Vigilante mostra os anéis, pulseiras e jeito feminino (Foto: Mariane Rossi/G1) 
Vigilante mostra os anéis, pulseiras e jeito feminino
(Foto: Mariane Rossi/G1)
Antes de entrar em ação, ela brinca e dá risada com os outros vigilantes do banco. Mas, quando veste a farda, tudo muda. “Eu sou brava na hora que eu tenho que ser. Abriu a agência, minha cara é fechada, dou pouca risada. Não é uma profissão que eu tenho que mostrar os dentes, senão o povo monta e não é assim que funciona”, diz Egle. Se um homem a desafia ou se é grosso com ela, a vigilante diz que responde a altura.

Apesar do jeito das duas vigilantes, elas não perdem a feminilidade. Neide e Egle pintam as unhas, andam com pulseiras, colares e não descartam a maquiagem no ambiente de trabalho. Neide custou a se acostumar com o uniforme igual ao dos homens. “No começo eu sofri muito. Eu relutei para usar colete e coturno. Mas se eu estava nessa, eu tinha que enfrentar”, conta ela. Quando entra ou sai da agência, ninguém imagina qual é a sua profissão. Neide sobe no salto, coloca a blusa rosa e sai de bolsa na mão.

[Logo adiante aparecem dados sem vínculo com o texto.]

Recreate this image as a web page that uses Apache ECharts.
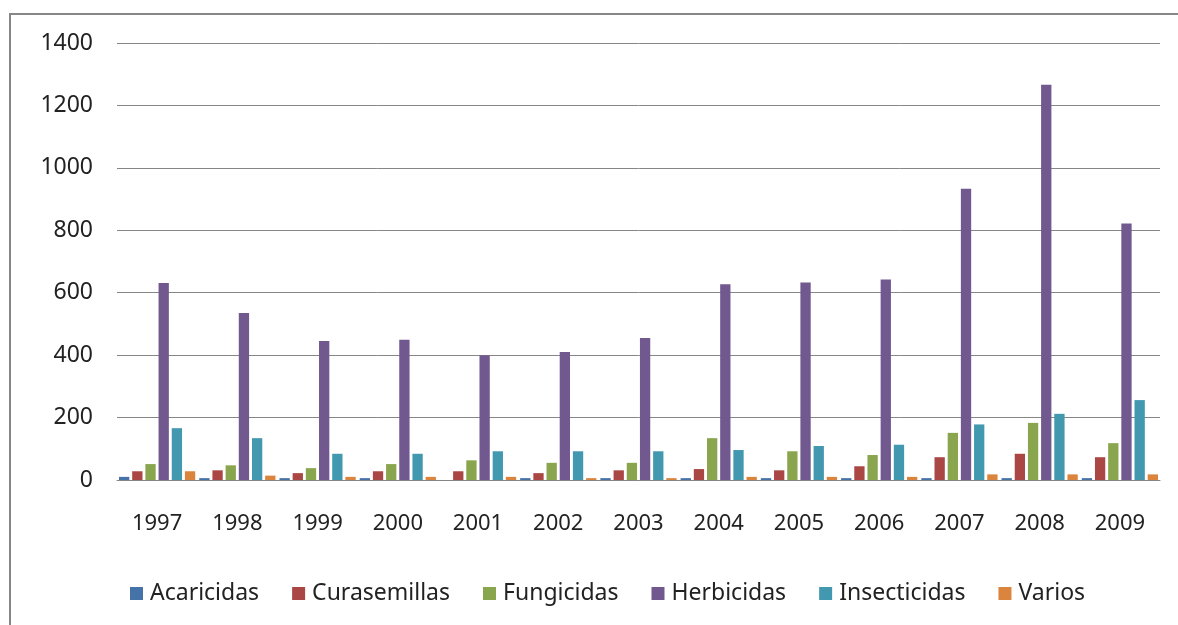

Egle se transforma em vigilante nos banco e, nos finais de semana, vira dançarina nos palcos. A ‘pitbull’ é diretora de uma comitiva de dança sertaneja em Praia Grande. O country é outra paixão de sua vida. “Nos fins de semana nós viajamos e fazemos eventos. Eu tento estar sempre arrumadinha, sempre bonitinha. A música sertaneja é a minha paixão também. Jamais perco a minha feminilidade”, diz. Ela conta que muitos se espantam quando sabem que a mesma jovem que entra no ritmo da dança country, sorridente e descontraída, também consegue manter uma postura séria e lida com armas em seu dia a dia.

A verdade é que as vigilantes dizer amar a profissão que escolheram. Elas dizem que fazem questão de mostrar o valor da mulher, independente da função que escolheram um dia. Para elas, o preconceito ainda existe e, aos poucos, as pessoas estão aprendendo a respeitar o poder feminino no mercado de trabalho. “A mulher está no mesmo nível do homem, às vezes, até melhor. Eu, pelo menos, me orgulho do meu emprego, da minha condição. Eu não sou perfeita, mas acho que trabalho muito bem. A mulher está ganhando o mercado e tem que apostar nisso”, afirma Egle.
Mercado
Na mesma empresa de Neide e Egle, a Gocil, outras 1.121 funcionárias são mulheres que estão espalhadas por oito estados do Brasil. A mais nova delas tem 21 anos e a mais velha 63. Dessas mulheres, 828 tem filhos. De 2013 para 2014, a empresa praticamente dobrou o número de vigilantes mulheres.